■ Provided material
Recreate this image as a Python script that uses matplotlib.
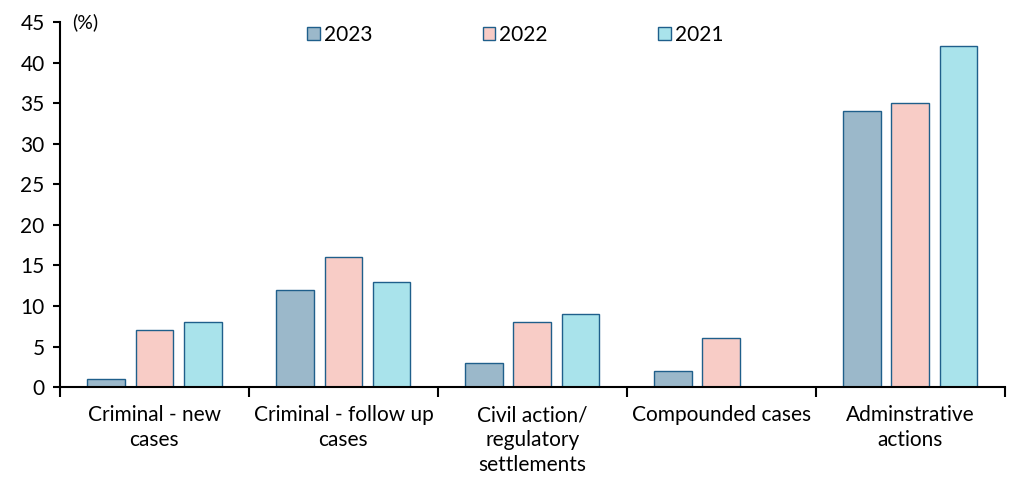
import numpy as np
import matplotlib
matplotlib.use("Agg")
import matplotlib.pyplot as plt

plt.rcParams['font.family'] = ['Lato', 'DejaVu Sans']

categories = ["Criminal - new\ncases", "Criminal - follow up\ncases",
              "Civil action/\nregulatory\nsettlements", "Compounded cases",
              "Adminstrative\nactions"]
years = ["2023", "2022", "2021"]
vals_2023 = [1, 12, 3, 2, 34]
vals_2022 = [7, 16, 8, 6, 35]
vals_2021 = [8, 13, 9, np.nan, 42]
colors = ["#9bb8ca", "#f8ccc6", "#a9e3eb"]
edge = "#1f5f8b"

fig = plt.figure(figsize=(10.16, 4.78), dpi=100)
ax = fig.add_axes([0.059, 0.19, 0.93, 0.764])

x = np.arange(len(categories))
width = 0.2
step = 0.255
for j, (vals, yr) in enumerate(zip([vals_2023, vals_2022, vals_2021], years)):
    ax.bar(x + (j - 1) * step, vals, width, color=colors[j], edgecolor=edge,
           linewidth=1.0, label=yr)

ax.set_xlim(-0.5, len(categories) - 0.5)
ax.set_ylim(0, 45)
ax.set_yticks(range(0, 46, 5))
ax.tick_params(axis='y', labelsize=15, length=5, width=1.5, direction='out', pad=6)

# category labels centered, ticks at boundaries
ax.set_xticks(np.arange(-0.5, len(categories), 1.0))
ax.set_xticklabels([])
ax.tick_params(axis='x', length=7, width=1.5, direction='out')
ax.set_xticks(x, minor=True)
ax.set_xticklabels(categories, minor=True, fontsize=15, linespacing=1.3)
ax.tick_params(axis='x', which='minor', length=0, pad=13)

for s in ['top', 'right']:
    ax.spines[s].set_visible(False)
for s in ['left', 'bottom']:
    ax.spines[s].set_linewidth(1.5)

ax.text(0.013, 1.0, "(%)", transform=ax.transAxes, fontsize=14, va='center', ha='left')

ax.legend(loc='upper center', bbox_to_anchor=(0.482, 1.044), ncol=3, frameon=False,
          fontsize=15, handlelength=0.6, handleheight=0.6, handletextpad=0.2,
          columnspacing=5.3)

fig.savefig("out.png", dpi=100)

■ Instruction
Repeat the data exactly in full, omitting its pictures.

■ Written solution
Recreate this image as a Python script that uses matplotlib.
import numpy as np
import matplotlib
matplotlib.use("Agg")
import matplotlib.pyplot as plt

plt.rcParams['font.family'] = ['Lato', 'DejaVu Sans']

categories = ["Criminal - new\ncases", "Criminal - follow up\ncases",
              "Civil action/\nregulatory\nsettlements", "Compounded cases",
              "Adminstrative\nactions"]
years = ["2023", "2022", "2021"]
vals_2023 = [1, 12, 3, 2, 34]
vals_2022 = [7, 16, 8, 6, 35]
vals_2021 = [8, 13, 9, np.nan, 42]
colors = ["#9bb8ca", "#f8ccc6", "#a9e3eb"]
edge = "#1f5f8b"

fig = plt.figure(figsize=(10.16, 4.78), dpi=100)
ax = fig.add_axes([0.059, 0.19, 0.93, 0.764])

x = np.arange(len(categories))
width = 0.2
step = 0.255
for j, (vals, yr) in enumerate(zip([vals_2023, vals_2022, vals_2021], years)):
    ax.bar(x + (j - 1) * step, vals, width, color=colors[j], edgecolor=edge,
           linewidth=1.0, label=yr)

ax.set_xlim(-0.5, len(categories) - 0.5)
ax.set_ylim(0, 45)
ax.set_yticks(range(0, 46, 5))
ax.tick_params(axis='y', labelsize=15, length=5, width=1.5, direction='out', pad=6)

# category labels centered, ticks at boundaries
ax.set_xticks(np.arange(-0.5, len(categories), 1.0))
ax.set_xticklabels([])
ax.tick_params(axis='x', length=7, width=1.5, direction='out')
ax.set_xticks(x, minor=True)
ax.set_xticklabels(categories, minor=True, fontsize=15, linespacing=1.3)
ax.tick_params(axis='x', which='minor', length=0, pad=13)

for s in ['top', 'right']:
    ax.spines[s].set_visible(False)
for s in ['left', 'bottom']:
    ax.spines[s].set_linewidth(1.5)

ax.text(0.013, 1.0, "(%)", transform=ax.transAxes, fontsize=14, va='center', ha='left')

ax.legend(loc='upper center', bbox_to_anchor=(0.482, 1.044), ncol=3, frameon=False,
          fontsize=15, handlelength=0.6, handleheight=0.6, handletextpad=0.2,
          columnspacing=5.3)

fig.savefig("out.png", dpi=100)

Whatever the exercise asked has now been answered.